* WHAT TO DO: Each line of the listing must be transcribed exactly, except for the images, which should be excluded.

* DATASET CONTENT:
•••••

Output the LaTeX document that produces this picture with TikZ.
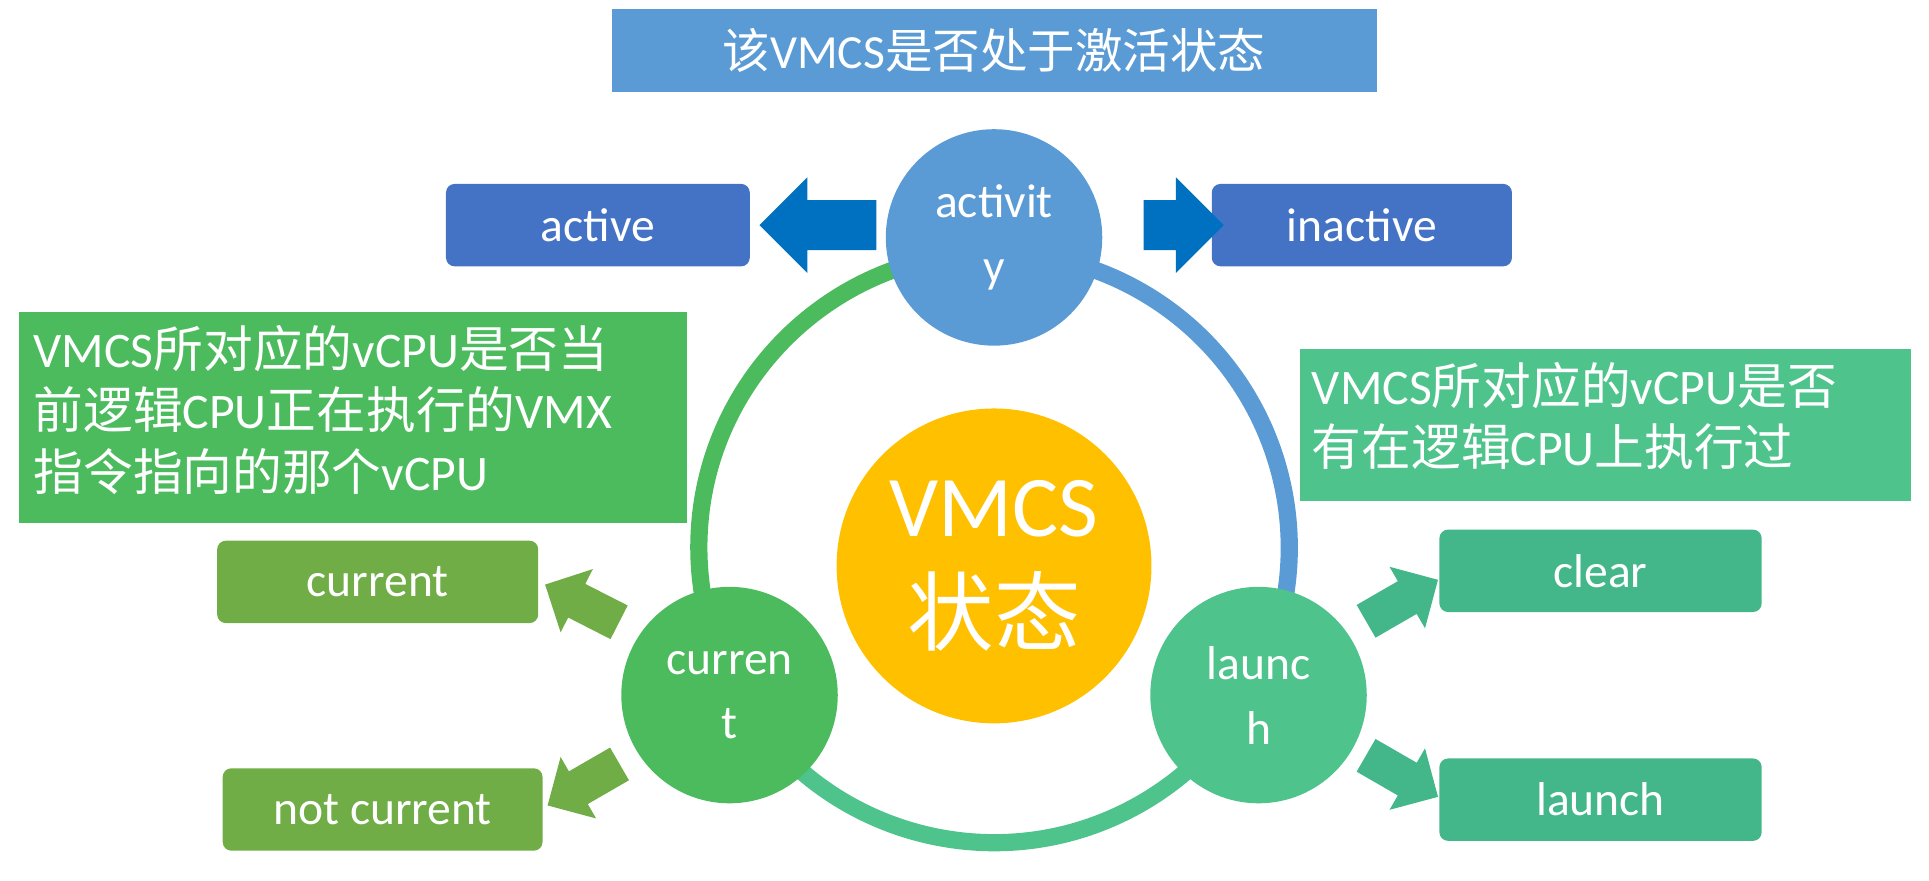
\documentclass[tikz,border=0pt]{standalone}
\usepackage{fontspec}
\setmainfont{Carlito}
\newfontfamily\cjk{Noto Sans CJK SC}
\newcommand{\zh}[1]{{\cjk #1}}
\usetikzlibrary{shapes.arrows}
\definecolor{cblue}{HTML}{5B9BD5}
\definecolor{cdblue}{HTML}{4472C4}
\definecolor{carrow}{HTML}{0070C0}
\definecolor{cgreen}{HTML}{4CBB5E}
\definecolor{cteal}{HTML}{4EC48C}
\definecolor{colive}{HTML}{70AD47}
\definecolor{cgold}{HTML}{FFC000}
\definecolor{cteal2}{HTML}{43B68A}
\begin{document}
\begin{tikzpicture}[x=0.02cm,y=-0.02cm,
  box/.style={rounded corners=4pt,text=white,minimum width=#1,minimum height=1.34cm,font=\fontsize{22}{26}\selectfont},
  circ/.style={circle,fill=#1,minimum size=3.52cm,text=white,align=center,font=\fontsize{22}{30}\selectfont},
  note/.style={text=white,align=left,font=\fontsize{23}{28.5}\selectfont,anchor=north west,inner sep=0pt},
  barrow/.style={single arrow,fill=#1,minimum height=1.9cm,inner xsep=0pt,inner ysep=0.4cm,single arrow head extend=0.37cm,single arrow head indent=0pt},
  sarrow/.style={single arrow,fill=#1,minimum height=1.35cm,inner xsep=0pt,inner ysep=0.3cm,single arrow head extend=0.27cm}]
\useasboundingbox (0,0) rectangle (1568,716);
% banner
\node[fill=cblue,text=white,minimum width=12.44cm,minimum height=1.34cm,font=\fontsize{22}{26}\selectfont] (banner) at (808,41) {\zh{该}VMCS\zh{是否处于激活状态}};
% ring
\coordinate (rc) at (808,445);
\draw[line width=0.28cm,cgreen] (rc) ++(90:4.8cm) arc[start angle=90,end angle=210,radius=4.8cm];
\draw[line width=0.28cm,cteal] (rc) ++(210:4.8cm) arc[start angle=210,end angle=330,radius=4.8cm];
\draw[line width=0.28cm,cblue] (rc) ++(330:4.8cm) arc[start angle=330,end angle=450,radius=4.8cm];
% circles
\node[circ=cblue] (act) at (808,193) {activit\\y};
\node[circ=cgreen] (cur) at (593,565) {curren\\t};
\node[circ=cteal] (lau) at (1023,565) {launc\\h};
\node[circle,fill=cgold,minimum size=5.12cm,text=white,align=center,font=\fontsize{40}{50}\selectfont] (vmcs) at (808,460) {VMCS\\\zh{状态}};
% boxes
\node[box=4.94cm,fill=cdblue] (active) at (486,183) {active};
\node[box=4.88cm,fill=cdblue] (inactive) at (1107,183) {inactive};
\node[box=5.22cm,fill=colive] (curbox) at (307,473) {current};
\node[box=5.2cm,fill=colive] (notcur) at (311,658) {not current};
\node[box=5.24cm,fill=cteal2] (clear) at (1301,464) {clear};
\node[box=5.24cm,fill=cteal2] (launch) at (1301,650) {launch};
% notes
\node[fill=cgreen,minimum width=10.86cm,minimum height=3.44cm,anchor=north west] (n1) at (15,253) {};
\node[note] (n1t) at (27,264) {VMCS\zh{所对应的}vCPU\zh{是否当}\\\zh{前逻辑}CPU\zh{正在执行的}VMX\\\zh{指令指向的那个}vCPU};
\node[fill=cteal,minimum width=9.94cm,minimum height=2.48cm,anchor=north west] (n2) at (1056,283) {};
\node[note] (n2t) at (1066,294) {VMCS\zh{所对应的}vCPU\zh{是否}\\\zh{有在逻辑}CPU\zh{上执行过}};
% arrows
\node[barrow=carrow,shape border rotate=180] (a1) at (675,183) {};
\node[barrow=carrow,minimum height=1.3cm] (a2) at (952,183) {};
\node[sarrow=colive,rotate=153] (a3) at (480,494) {};
\node[sarrow=colive,rotate=210] (a4) at (481,634) {};
\node[sarrow=cteal2,rotate=30] (a5) at (1133,492) {};
\node[sarrow=cteal2,rotate=-30] (a6) at (1133,627) {};
\end{tikzpicture}
\end{document}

•••••

* RESPONSE TO THE EXERCISE:
Output the LaTeX document that produces this picture with TikZ.
\documentclass[tikz,border=0pt]{standalone}
\usepackage{fontspec}
\setmainfont{Carlito}
\newfontfamily\cjk{Noto Sans CJK SC}
\newcommand{\zh}[1]{{\cjk #1}}
\usetikzlibrary{shapes.arrows}
\definecolor{cblue}{HTML}{5B9BD5}
\definecolor{cdblue}{HTML}{4472C4}
\definecolor{carrow}{HTML}{0070C0}
\definecolor{cgreen}{HTML}{4CBB5E}
\definecolor{cteal}{HTML}{4EC48C}
\definecolor{colive}{HTML}{70AD47}
\definecolor{cgold}{HTML}{FFC000}
\definecolor{cteal2}{HTML}{43B68A}
\begin{document}
\begin{tikzpicture}[x=0.02cm,y=-0.02cm,
  box/.style={rounded corners=4pt,text=white,minimum width=#1,minimum height=1.34cm,font=\fontsize{22}{26}\selectfont},
  circ/.style={circle,fill=#1,minimum size=3.52cm,text=white,align=center,font=\fontsize{22}{30}\selectfont},
  note/.style={text=white,align=left,font=\fontsize{23}{28.5}\selectfont,anchor=north west,inner sep=0pt},
  barrow/.style={single arrow,fill=#1,minimum height=1.9cm,inner xsep=0pt,inner ysep=0.4cm,single arrow head extend=0.37cm,single arrow head indent=0pt},
  sarrow/.style={single arrow,fill=#1,minimum height=1.35cm,inner xsep=0pt,inner ysep=0.3cm,single arrow head extend=0.27cm}]
\useasboundingbox (0,0) rectangle (1568,716);
% banner
\node[fill=cblue,text=white,minimum width=12.44cm,minimum height=1.34cm,font=\fontsize{22}{26}\selectfont] (banner) at (808,41) {\zh{该}VMCS\zh{是否处于激活状态}};
% ring
\coordinate (rc) at (808,445);
\draw[line width=0.28cm,cgreen] (rc) ++(90:4.8cm) arc[start angle=90,end angle=210,radius=4.8cm];
\draw[line width=0.28cm,cteal] (rc) ++(210:4.8cm) arc[start angle=210,end angle=330,radius=4.8cm];
\draw[line width=0.28cm,cblue] (rc) ++(330:4.8cm) arc[start angle=330,end angle=450,radius=4.8cm];
% circles
\node[circ=cblue] (act) at (808,193) {activit\\y};
\node[circ=cgreen] (cur) at (593,565) {curren\\t};
\node[circ=cteal] (lau) at (1023,565) {launc\\h};
\node[circle,fill=cgold,minimum size=5.12cm,text=white,align=center,font=\fontsize{40}{50}\selectfont] (vmcs) at (808,460) {VMCS\\\zh{状态}};
% boxes
\node[box=4.94cm,fill=cdblue] (active) at (486,183) {active};
\node[box=4.88cm,fill=cdblue] (inactive) at (1107,183) {inactive};
\node[box=5.22cm,fill=colive] (curbox) at (307,473) {current};
\node[box=5.2cm,fill=colive] (notcur) at (311,658) {not current};
\node[box=5.24cm,fill=cteal2] (clear) at (1301,464) {clear};
\node[box=5.24cm,fill=cteal2] (launch) at (1301,650) {launch};
% notes
\node[fill=cgreen,minimum width=10.86cm,minimum height=3.44cm,anchor=north west] (n1) at (15,253) {};
\node[note] (n1t) at (27,264) {VMCS\zh{所对应的}vCPU\zh{是否当}\\\zh{前逻辑}CPU\zh{正在执行的}VMX\\\zh{指令指向的那个}vCPU};
\node[fill=cteal,minimum width=9.94cm,minimum height=2.48cm,anchor=north west] (n2) at (1056,283) {};
\node[note] (n2t) at (1066,294) {VMCS\zh{所对应的}vCPU\zh{是否}\\\zh{有在逻辑}CPU\zh{上执行过}};
% arrows
\node[barrow=carrow,shape border rotate=180] (a1) at (675,183) {};
\node[barrow=carrow,minimum height=1.3cm] (a2) at (952,183) {};
\node[sarrow=colive,rotate=153] (a3) at (480,494) {};
\node[sarrow=colive,rotate=210] (a4) at (481,634) {};
\node[sarrow=cteal2,rotate=30] (a5) at (1133,492) {};
\node[sarrow=cteal2,rotate=-30] (a6) at (1133,627) {};
\end{tikzpicture}
\end{document}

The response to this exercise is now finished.